活在别处的梦想

时间:2022-06-23 10:28:49

活在别处的梦想

分辨欧洲家具的年份,有个极简的法子:若装饰笨重,多半是中世纪的;若装饰上多几何图形且对称,多半是文艺复兴时期的;若多黄金乌木、厚卷花纹、体格宏伟,多半是17世纪的;若有象牙镶嵌画儿,多半是17世纪末18世纪初的;若颜色变白带绿、配植物庭院图案、四脚纤细、体格轻婉,那多半是18世纪中后期,洛可可风格的了。

这个转变过程,像是一个暴发户的心路历程:17世纪乍有钱时,要显尊贵,于是巴洛克风:18世纪,过惯了金堂玉马的日子,就开始想念自然庭院。如果无由目睹,就在室内营造。18世纪家居洛可可风,一言以蔽之,就是小清新三字。

总之吧,田园风、牧歌风,就是希望自己在厅堂里,也如处庭院之中。

18世纪欧洲贵族不只爱自家的自然,还海纳百川,尤其爱中国式庭院。

餐具瓷器上,也学中国画,绘花鸟树木;壁画挂毯的纹绣,也有许多半吊子中国式符号,但终究模仿得不像:这里一棵棕榈树、那里一头大象,还在小教堂旁边修个佛塔,这就穿了帮。看着很是中国,细看就知道,乃是许多中国元素拼合而成。但欧洲人无所谓:只要觉得好像活在异国他乡的庭院里,呼吸自然,就行。

19世纪中期,日本瓷器往欧洲运时,会拿浮世绘当外包装,以免碎裂。

大概1865年,法国画家费里·布拉克蒙拿了张包装纸——葛饰北斋的作品——去给年轻画家们看,瞬间让那批年轻画家倾倒。爱德华·马奈几乎是立刻融汇浮世绘技法,做了那幅有名的《吹笛少年》;此后印象派兴起,其中莫奈、德加、毕沙罗等,无一例外,成了热血日本迷。

莫奈晚年,有了些钱,去吉维尼镇置了地,连房带院买下来,然后:栽种花木,引来河水,开掘池塘;把艾伯特河改道了数百米,生造了个不规则椭圆的池子。他还嫌不过瘾,在水上特意修了座日式拱桥。桥漆为绿色,跨越池塘;水菖蒲、百子莲、杜鹃花科的观赏植物和绣球花环池而居,柳树和紫藤悬垂水面,让水的色调更趋深蓝,水面漂浮着粉红色的睡莲。到这样,他才满意了:生造出了一个日本池塘庭院,然后生活其间。这般大规模造景观,就是真人版《模拟人生》。
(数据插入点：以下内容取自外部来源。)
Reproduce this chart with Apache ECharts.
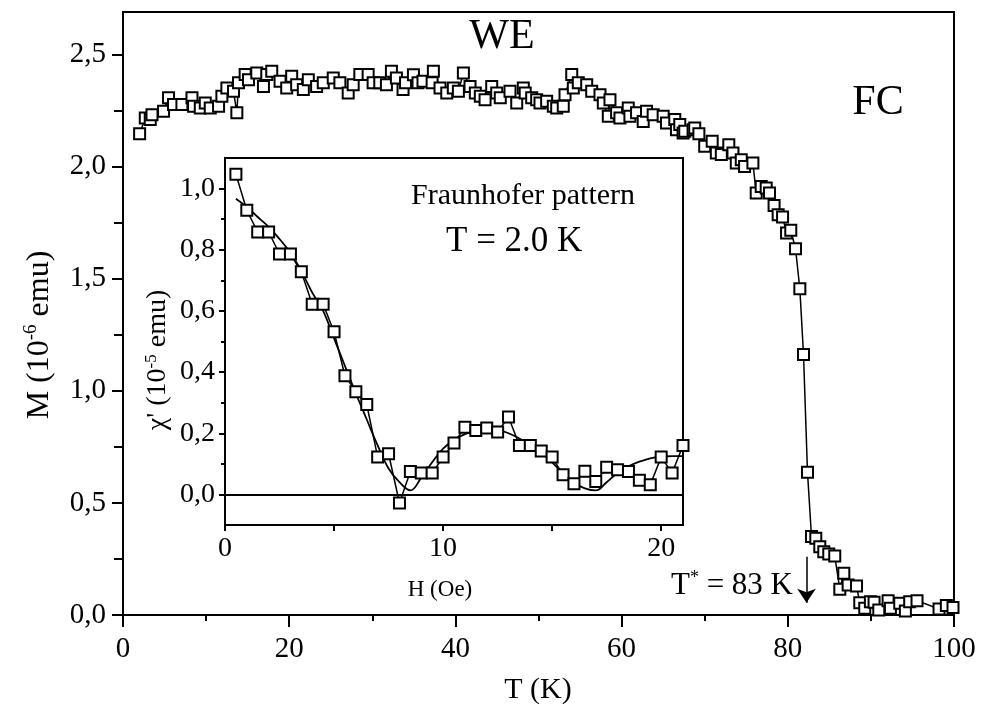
<!DOCTYPE html>
<html>
<head>
<meta charset="utf-8">
<script src="https://cdn.jsdelivr.net/npm/echarts@6/dist/echarts.min.js"></script>
<style>html,body{margin:0;padding:0;background:#fff}#c{width:986px;height:712px}</style>
</head>
<body>
<div id="c"></div>
<script>
// ---- main panel: FC magnetization vs temperature ----
const mainT = [2.0,2.68,3.28,3.49,4.88,5.48,6.08,7.09,8.3,8.49,9.3,9.9,10.5,11.5,11.9,12.5,13.3,13.7,13.9,14.7,15.1,16.1,16.9,17.3,17.9,18.9,19.7,20.3,20.9,21.7,22.3,23.3,24.1,25.3,26.1,27.1,27.7,28.5,29.5,30.1,30.9,31.7,32.3,32.9,33.7,
34.0,34.95,35.5,36.1,37.2,37.35,38.15,38.96,39.75,40.36,40.96,41.76,42.4,43.0,43.57,44.37,44.97,45.4,46.57,47.38,48.17,48.4,49.18,49.78,50.18,50.98,51.78,52.19,52.98,53.19,54.0,54.19,54.79,55.8,56.4,57.4,57.8,58.4,58.6,59.4,59.8,60.8,61.0,61.8,62.6,63.0,63.8,65.0,65.4,66.4,66.6,67.0,67.4,67.6,68.6,68.8,69.3,70.0,70.9,71.4,72.0,72.9,73.4,73.8,74.4,74.8,75.8,76.2,76.8,77.4,77.8,78.35,78.84,79.37,79.85,80.36,80.93,81.45,81.89,82.37,82.85,83.37,83.85,84.33,84.93,85.65,86.26,86.74,87.26,88.27,88.66,89.26,89.94,90.38,90.95,92.07,92.35,93.47,94.15,94.67,95.55,98.2,99.08,99.88];
const mainM = [2.147,2.217,2.21,2.232,2.247,2.307,2.277,2.277,2.307,2.269,2.262,2.284,2.262,2.269,2.314,2.351,2.336,2.240,2.374,2.411,2.388,2.418,2.358,2.411,2.426,2.381,2.351,2.403,2.366,2.344,2.388,2.358,2.374,2.396,2.374,2.329,2.366,2.411,2.411,2.374,2.374,2.366,2.426,2.396,2.344,
2.374,2.41,2.374,2.381,2.374,2.426,2.351,2.329,2.351,2.336,2.418,2.358,2.329,2.314,2.299,2.358,2.329,2.307,2.336,2.284,2.351,2.329,2.307,2.299,2.284,2.292,2.269,2.262,2.269,2.321,2.411,2.351,2.374,2.366,2.336,2.321,2.284,2.225,2.299,2.240,2.217,2.262,2.225,2.240,2.202,2.247,2.232,2.225,2.195,2.21,2.165,2.188,2.150,2.158,2.165,2.173,2.147,2.091,2.113,2.061,2.054,2.098,2.061,2.016,2.031,2.001,2.016,1.883,1.912,1.905,1.883,1.827,1.786,1.775,1.704,1.716,1.634,1.455,1.162,0.637,0.350,0.342,0.305,0.282,0.272,0.263,0.115,0.186,0.134,0.129,0.055,0.030,0.059,0.057,0.022,0.064,0.030,0.052,0.018,0.059,0.064,0.027,0.042,0.033];

const mainXTicks = [0,20,40,60,80,100];
const mainXMinor = [10,30,50,70,90];
const mainYTicks = [0,0.5,1.0,1.5,2.0,2.5];
const mainYMinor = [0.25,0.75,1.25,1.75,2.25];

// T* arrow annotation (T, M)
const arrowT = 82.25;
const arrowFrom = 0.26;
const arrowTo = 0.055;

// ---- inset: Fraunhofer pattern chi'(H) at T = 2.0 K ----
const insetH = [0.5,1.0,1.5,2.0,2.5,3.0,3.5,4.0,4.5,5.0,5.5,6.0,6.5,7.0,7.5,8.0,8.5,9.0,9.5,10.0,10.5,11.0,11.5,12.0,12.5,13.0,13.5,14.0,14.5,15.0,15.5,16.0,16.5,17.0,17.5,18.0,18.5,19.0,19.5,20.0,20.5,21.0];
const insetChi = [1.047,0.929,0.858,0.858,0.786,0.786,0.728,0.622,0.622,0.532,0.388,0.336,0.294,0.122,0.133,-0.028,0.075,0.070,0.070,0.122,0.168,0.220,0.209,0.217,0.204,0.253,0.160,0.160,0.142,0.122,0.064,0.035,0.076,0.042,0.089,0.081,0.075,0.046,0.032,0.122,0.070,0.160];
const fitH = [0.5,1.0,1.5,2.0,2.5,3.0,3.5,4.0,4.5,5.0,5.5,6.0,6.5,7.0,7.5,8.0,8.5,9.0,9.5,10.0,10.5,11.0,11.5,12.0,12.5,13.0,13.5,14.0,14.5,15.0,15.5,16.0,16.5,17.0,17.5,18.0,18.5,19.0,19.5,20.0,20.5,21.0];
const fitChi = [0.967,0.94,0.907,0.875,0.835,0.79,0.73,0.66,0.60,0.51,0.42,0.33,0.245,0.16,0.085,0.04,0.013,0.055,0.105,0.15,0.178,0.197,0.208,0.215,0.212,0.20,0.183,0.16,0.135,0.105,0.068,0.038,0.02,0.013,0.04,0.07,0.092,0.107,0.118,0.124,0.125,0.125];

const insetXTicks = [0,5,10,15,20];
const insetXLabels = [0,10,20];
const insetYTicks = [0,0.2,0.4,0.6,0.8,1.0];
const insetYMinor = [0.1,0.3,0.5,0.7,0.9];

const FONT = "'Liberation Serif','Times New Roman',serif";
const comma = v => (Math.round(v*10)/10).toFixed(1).replace('.', ',');

const chart = echarts.init(document.getElementById('c'), null, {renderer: 'canvas'});

const axLine = {show: true, onZero: false, lineStyle: {color: '#000', width: 2}};
const noLine = {show: false, onZero: false};

const option = {
  backgroundColor: '#fff',
  animation: false,
  grid: [
    {left: 123, right: 32, top: 12, bottom: 97, show: true, borderColor: '#000', borderWidth: 2, backgroundColor: 'transparent'},
    {left: 225, right: 303, top: 158, bottom: 187, show: true, borderColor: '#000', borderWidth: 2, backgroundColor: '#fff', z: 5}
  ],
  xAxis: [
    {type: 'value', gridIndex: 0, position: 'bottom', min: 0, max: 100, axisLine: axLine,
     axisTick: {show: true, length: 12, lineStyle: {color: '#000', width: 2}, customValues: mainXTicks},
     axisLabel: {show: true, customValues: mainXTicks, color: '#000', fontFamily: FONT, fontSize: 29, margin: 20},
     splitLine: {show: false}},
    {type: 'value', gridIndex: 0, position: 'bottom', min: 0, max: 100, axisLine: noLine,
     axisTick: {show: true, length: 6, lineStyle: {color: '#000', width: 2}, customValues: mainXMinor},
     axisLabel: {show: false}, splitLine: {show: false}},
    {type: 'value', gridIndex: 1, position: 'bottom', min: 0, max: 21, axisLine: axLine, z: 6,
     axisTick: {show: true, length: 6, lineStyle: {color: '#000', width: 2}, customValues: insetXTicks},
     axisLabel: {show: true, customValues: insetXLabels, color: '#000', fontFamily: FONT, fontSize: 28, margin: 10},
     splitLine: {show: false}}
  ],
  yAxis: [
    {type: 'value', gridIndex: 0, position: 'left', min: 0, max: 2.69, axisLine: axLine,
     axisTick: {show: true, length: 11, lineStyle: {color: '#000', width: 2}, customValues: mainYTicks},
     axisLabel: {show: true, customValues: mainYTicks, color: '#000', fontFamily: FONT, fontSize: 29, margin: 17, formatter: comma},
     splitLine: {show: false}},
    {type: 'value', gridIndex: 0, position: 'left', min: 0, max: 2.69, axisLine: noLine,
     axisTick: {show: true, length: 9, lineStyle: {color: '#000', width: 2}, customValues: mainYMinor},
     axisLabel: {show: false}, splitLine: {show: false}},
    {type: 'value', gridIndex: 1, position: 'left', min: -0.1, max: 1.1, axisLine: axLine, z: 6,
     axisTick: {show: true, length: 6, lineStyle: {color: '#000', width: 2}, customValues: insetYTicks},
     axisLabel: {show: true, customValues: insetYTicks, color: '#000', fontFamily: FONT, fontSize: 28, margin: 10, formatter: comma},
     splitLine: {show: false}},
    {type: 'value', gridIndex: 1, position: 'left', min: -0.1, max: 1.1, axisLine: noLine, z: 6,
     axisTick: {show: true, length: 4, lineStyle: {color: '#000', width: 2}, customValues: insetYMinor},
     axisLabel: {show: false}, splitLine: {show: false}}
  ],
  series: [
    {type: 'line', xAxisIndex: 0, yAxisIndex: 0, data: mainT.map((t, i) => [t, mainM[i]]),
     symbol: 'rect', symbolSize: 11, showAllSymbol: true,
     itemStyle: {color: '#fff', borderColor: '#000', borderWidth: 2},
     lineStyle: {color: '#000', width: 1.5},
     markLine: {silent: true, symbol: ['none', 'arrow'], symbolSize: 14, label: {show: false},
       itemStyle: {color: '#000'},
       lineStyle: {color: '#000', width: 1.5, type: 'solid'},
       data: [[{coord: [arrowT, arrowFrom], itemStyle: {color: '#000'}}, {coord: [arrowT, arrowTo], itemStyle: {color: '#000'}}]]}
    },
    {type: 'line', xAxisIndex: 2, yAxisIndex: 2, data: fitH.map((h, i) => [h, fitChi[i]]), z: 7,
     symbol: 'none', smooth: 0.4, lineStyle: {color: '#000', width: 1.8},
     markLine: {silent: true, symbol: ['none', 'none'], label: {show: false},
       lineStyle: {color: '#000', width: 1.8, type: 'solid'}, data: [{yAxis: 0}]}
    },
    {type: 'line', xAxisIndex: 2, yAxisIndex: 2, data: insetH.map((h, i) => [h, insetChi[i]]), z: 8,
     symbol: 'rect', symbolSize: 11, showAllSymbol: true,
     itemStyle: {color: '#fff', borderColor: '#000', borderWidth: 2},
     lineStyle: {color: '#000', width: 1.5}
    }
  ],
  graphic: [
    {type: 'text', x: 502, y: 37, z: 100, style: {text: 'WE', font: "42px " + FONT, fill: '#000', align: 'center', verticalAlign: 'middle'}},
    {type: 'text', x: 878, y: 103, z: 100, style: {text: 'FC', font: "42px " + FONT, fill: '#000', align: 'center', verticalAlign: 'middle'}},
    {type: 'text', x: 523, y: 196, z: 100, style: {text: 'Fraunhofer pattern', font: "30px " + FONT, fill: '#000', align: 'center', verticalAlign: 'middle'}},
    {type: 'text', x: 446, y: 242, z: 100, style: {text: 'T = 2.0 K', font: "35px " + FONT, fill: '#000', align: 'left', verticalAlign: 'middle'}},
    {type: 'text', x: 538, y: 690, z: 100, style: {text: 'T (K)', font: "30px " + FONT, fill: '#000', align: 'center', verticalAlign: 'middle'}},
    {type: 'text', x: 440, y: 590, z: 100, style: {text: 'H (Oe)', font: "23px " + FONT, fill: '#000', align: 'center', verticalAlign: 'middle'}},
    {type: 'text', x: 40, y: 335, rotation: Math.PI / 2, z: 100,
     style: {text: '{n|M (10}{s|-6}{n| emu)}', align: 'center', verticalAlign: 'middle', fill: '#000',
       rich: {n: {fontFamily: FONT, fontSize: 32, lineHeight: 36, fill: '#000'}, s: {fontFamily: FONT, fontSize: 19, lineHeight: 20, verticalAlign: 'top', fill: '#000'}}}},
    {type: 'text', x: 158, y: 360, rotation: Math.PI / 2, z: 100,
     style: {text: '{n|\u03C7\' (10}{s|-5}{n| emu)}', align: 'center', verticalAlign: 'middle', fill: '#000',
       rich: {n: {fontFamily: FONT, fontSize: 28, lineHeight: 30, fill: '#000'}, s: {fontFamily: FONT, fontSize: 17, lineHeight: 17, verticalAlign: 'top', fill: '#000'}}}},
    {type: 'text', x: 793, y: 586, z: 100,
     style: {text: '{n|T}{s|*}{n| = 83 K}', align: 'right', verticalAlign: 'middle', fill: '#000',
       rich: {n: {fontFamily: FONT, fontSize: 31, lineHeight: 34, fill: '#000'}, s: {fontFamily: FONT, fontSize: 18, lineHeight: 18, verticalAlign: 'top', fill: '#000'}}}}
  ]
};
chart.setOption(option);
</script>
</body>
</html>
凡高没莫奈那么有钱,但他还是爱日本画,尤其是葛饰北斋和歌川广重的作品。他买了大堆浮世绘挂家里,还跟兄弟写信,自我陶醉:“我都不需要去日本,一睁开眼睛看到画,我就在日本了!”

每个人都有这么一个梦:企图生活在别处,拥有全然不同的生活。但真生活到别处了,就会又忍不住开始雕凿自家的风景。

19世纪许多江南士子乍到香港,全都住到山腰去,种榕树和芭蕉,然后产生一种犹在江南、嫩绿可爱的。

同理,墨西哥南部的白色西班牙式建筑和美国弗吉尼亚州那些苹果绿草地、湛蓝清碧色小溪,现在被当作殖民地风格津津乐道,其实无非是西班牙人和英国人不甘心生活在此,又念起故乡来了……

没法子,人此生此世,总在试图追求体验最多的可能,一个想象中的世界。由此产生了厅堂山水挂轴、仿古装饰、穿越小说、电子游戏、旅游业和大多数的园林艺术。

就像小时候,女孩子爱玩过家家。莫奈和凡高其实也差不多:他们念念不忘生活在别处,也只是尽力给自己找了个如梦似幻、可以用来过家家的场所,而已。